2社合計で自販機台数は12万台に。上位陣は20万~50万台抱えており、その差は大きい

 サッポロホールディングスがポッカコーポレーションを買収する。

 2社合計しても清涼飲料のシェアは3%、業界8位ということで、一般には「弱者連合」という陰口が多い。その一方で業界内には「伸びしろ」の大きさを指摘する声もある。

 伸びしろの根拠は二つ。第1は経営の重石となっていた株主関連の懸念事項が一掃されたことだ。

 サッポロは2004年以来、筆頭株主の外資系ファンドのスティール・パートナーズに経営を揺さぶられ続けたが、同ファンドは昨年末に完全撤退。一方のポッカも05年の上場廃止以降は投資会社と数社の食品会社が株主となり、近年は出口戦略、つまり再上場するのか否かなど株式の行方が不安視されていた。

 今後は経営の自由度が増すこと、またサッポログループの飲料事業を拡大させるという、経営の方向性が一致することはプラスに働く可能性が高い。

 第2は、サッポロの飲料会社であるサッポロ飲料の、ここ数年の経営改革の実績だ。

 サッポロ飲料は05年12月期から3期連続で赤字だった。同時期に売上高は26%減少、5万台とサントリーの1割程度しかなかった自動販売機数も3万台へと減少した。08年スティールは飲料事業の売却を迫ったが、その提案に関しては他の多くの株主も賛意の声を上げたほどだ。

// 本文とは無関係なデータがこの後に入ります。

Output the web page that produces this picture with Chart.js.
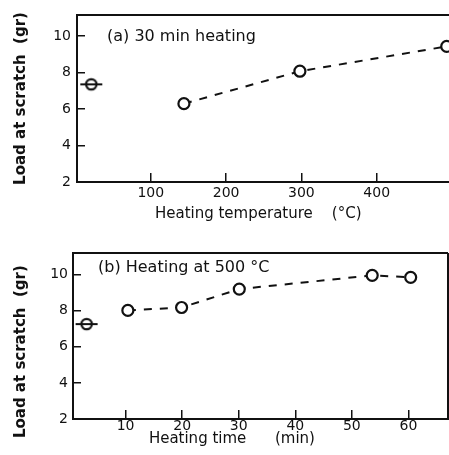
<!DOCTYPE html>
<html>
<head>
<meta charset="utf-8">
<script src="https://cdn.jsdelivr.net/npm/chart.js@4/dist/chart.umd.min.js"></script>
<style>
  body { margin: 0; background: #fff; }
  #wrap { position: relative; width: 449px; height: 455px; overflow: hidden; }
  .box { position: absolute; left: 0; width: 449px; }
</style>
</head>
<body>
<div id="wrap">
  <div class="box" style="top:0;height:228px"><canvas id="chartA"></canvas></div>
  <div class="box" style="top:228px;height:227px"><canvas id="chartB"></canvas></div>
</div>
<script>
// (a) 30 min heating -- load vs heating temperature
const tempUnheated = [21];
const loadUnheatedA = [7.35];
const tempHeated = [144, 298, 493];
const loadHeatedA = [6.29, 8.07, 9.43];
const tempTicks = [100, 200, 300, 400];

// (b) heating at 500 C -- load vs heating time
const timeUnheated = [3.1];
const loadUnheatedB = [7.26];
const timeHeated = [10.4, 19.9, 30.1, 53.6, 60.4];
const loadHeatedB = [8.02, 8.18, 9.2, 9.96, 9.85];
const timeTicks = [10, 20, 30, 40, 50, 60];

const loadTicks = [2, 4, 6, 8, 10];

const ink = '#111';
const fontFam = '"DejaVu Sans", sans-serif';

// open circle with a horizontal bar through it (unheated reference point)
function barCircle() {
  let c = document.createElement('canvas');
  c.width = 24; c.height = 16;
  let g = c.getContext('2d');
  g.strokeStyle = ink;
  g.lineWidth = 2.2;
  g.fillStyle = '#fff';
  g.beginPath();
  g.arc(12, 8, 5.2, 0, Math.PI * 2);
  g.fill();
  g.stroke();
  g.lineWidth = 2;
  g.beginPath();
  g.moveTo(1, 8);
  g.lineTo(23, 8);
  g.stroke();
  return c;
}

function pairs(xs, ys) {
  return xs.map((x, i) => ({x: x, y: ys[i]}));
}

// frame around the plot area + label written inside it
const framePlugin = {
  id: 'frame',
  afterDatasetsDraw(chart, args, opts) {
    let a = chart.chartArea;
    let ctx = chart.ctx;
    ctx.save();
    ctx.strokeStyle = ink;
    ctx.lineWidth = 2;
    ctx.beginPath();
    ctx.moveTo(a.right, a.top);
    ctx.lineTo(a.left, a.top);
    ctx.lineTo(a.left, a.bottom);
    ctx.lineTo(a.right, a.bottom);
    if (opts.right) ctx.lineTo(a.right, a.top);
    ctx.stroke();
    ctx.fillStyle = ink;
    ctx.font = '16px ' + fontFam;
    ctx.textBaseline = 'middle';
    ctx.fillText(opts.label, a.left + opts.lx, a.top + opts.ly);
    ctx.restore();
  }
};

function makeChart(id, cfg) {
  return new Chart(document.getElementById(id), {
    type: 'scatter',
    data: {
      datasets: [{
        data: cfg.ref,
        pointStyle: barCircle(),
        showLine: false
      }, {
        data: cfg.heated,
        showLine: true,
        borderColor: ink,
        borderWidth: 2,
        borderDash: [8, 8],
        pointRadius: 5.5,
        pointBorderWidth: 2.2,
        pointBorderColor: ink,
        pointBackgroundColor: '#fff'
      }]
    },
    options: {
      responsive: true,
      maintainAspectRatio: false,
      animation: false,
      layout: { padding: cfg.pad, autoPadding: false },
      plugins: {
        legend: { display: false },
        tooltip: { enabled: false },
        frame: { label: cfg.label, lx: cfg.lx, ly: cfg.ly, right: cfg.rightBorder }
      },
      scales: {
        x: {
          min: cfg.xmin, max: cfg.xmax,
          border: { display: false },
          grid: { drawOnChartArea: false, tickLength: -9, color: ink, lineWidth: 1.5 },
          afterBuildTicks: s => { s.ticks = cfg.xTicks.map(v => ({value: v})); },
          afterFit: s => { s.height = cfg.xh; s.paddingLeft = 0; s.paddingRight = 0; },
          ticks: { color: ink, padding: cfg.xpad, font: { family: fontFam, size: 14 } },
          title: { display: true, text: cfg.xTitle, color: ink,
                   padding: { top: 0, bottom: cfg.xtb }, font: { family: fontFam, size: 15 } }
        },
        y: {
          min: 2, max: cfg.ymax,
          border: { display: false },
          grid: { drawOnChartArea: false, tickLength: -8, color: ink, lineWidth: 1.5 },
          afterBuildTicks: s => { s.ticks = loadTicks.map(v => ({value: v})); },
          afterFit: s => { s.width = cfg.yw; s.paddingTop = 0; s.paddingBottom = 0; },
          ticks: { color: ink, padding: cfg.ypad, font: { family: fontFam, size: 14 } },
          title: { display: true, text: cfg.yTitle, color: ink,
                   padding: { top: 12, bottom: 0 }, font: { family: fontFam, size: 15, weight: 'bold' } }
        }
      }
    },
    plugins: [framePlugin]
  });
}

makeChart('chartA', {
  ref: pairs(tempUnheated, loadUnheatedA),
  heated: pairs(tempHeated, loadHeatedA),
  xTicks: tempTicks,
  xmin: 2, xmax: 496, ymax: 11.15,
  pad: { top: 15, left: 0, right: 0, bottom: 0 },
  xh: 46, yw: 77, xpad: 12, ypad: 14, xtb: 5,
  xTitle: 'Heating temperature    (\u00b0C)  ',
  yTitle: 'Load at scratch  (gr)',
  label: '(a) 30 min heating', lx: 30, ly: 22, rightBorder: false
});

makeChart('chartB', {
  ref: pairs(timeUnheated, loadUnheatedB),
  heated: pairs(timeHeated, loadHeatedB),
  xTicks: timeTicks,
  xmin: 0.7, xmax: 67, ymax: 11.2,
  pad: { top: 25, left: 0, right: 1, bottom: 0 },
  xh: 36, yw: 73, xpad: 8, ypad: 13, xtb: 7,
  xTitle: 'Heating time      (min)            ',
  yTitle: 'Load at scratch  (gr)      ',
  label: '(b) Heating at 500 \u00b0C', lx: 25, ly: 15, rightBorder: true
});
</script>
</body>
</html>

 改革は08年に穀物メジャーのカーギルジャパンのトップだった鈴木英世氏がサッポロ飲料の社長に就任して実現した。鈴木氏は1997年に倒産した大手食品卸の東食の管財人兼社長に就任し、短期間で再建を果たしたことでも知られる敏腕経営者。鈴木氏は無意味な新商品投入や不採算取引からの撤退を敢行し、社長に就任した初年度に黒字化を達成した。

 不毛な新商品投入競争や不採算取引の横行は飲料業界全体が抱える課題だ。大手各社も改善を試みながら、なかなか実現できないのが実情だが、「そうした経営改革を実行できたサッポロは自信を深めたのではないか」(ライバル会社)。

 確かに、サッポロ飲料は主力商品の「リボンシトロン」でさえ知名度はイマイチ。「サッポログループの社員は外出先で自社のジュースを飲もうと思っても、自販機は見当たらないし、コンビニエンスストアにも置いていないことが多く、昨年の猛暑では苦労した」といった自虐的な笑い話が社内で聞こえるように、販路も限られている。だが、こうしたハンディを克服し、着実な成果を上げている。

 統合すれば一気に12万台へと増加する自販機網や、シンガポールなど東南アジアで高い知名度を誇るポッカのブランドと販路をどのように活用するのか。シェア上位陣とは異なる経営戦略、差別化が生き残りのカギとなる。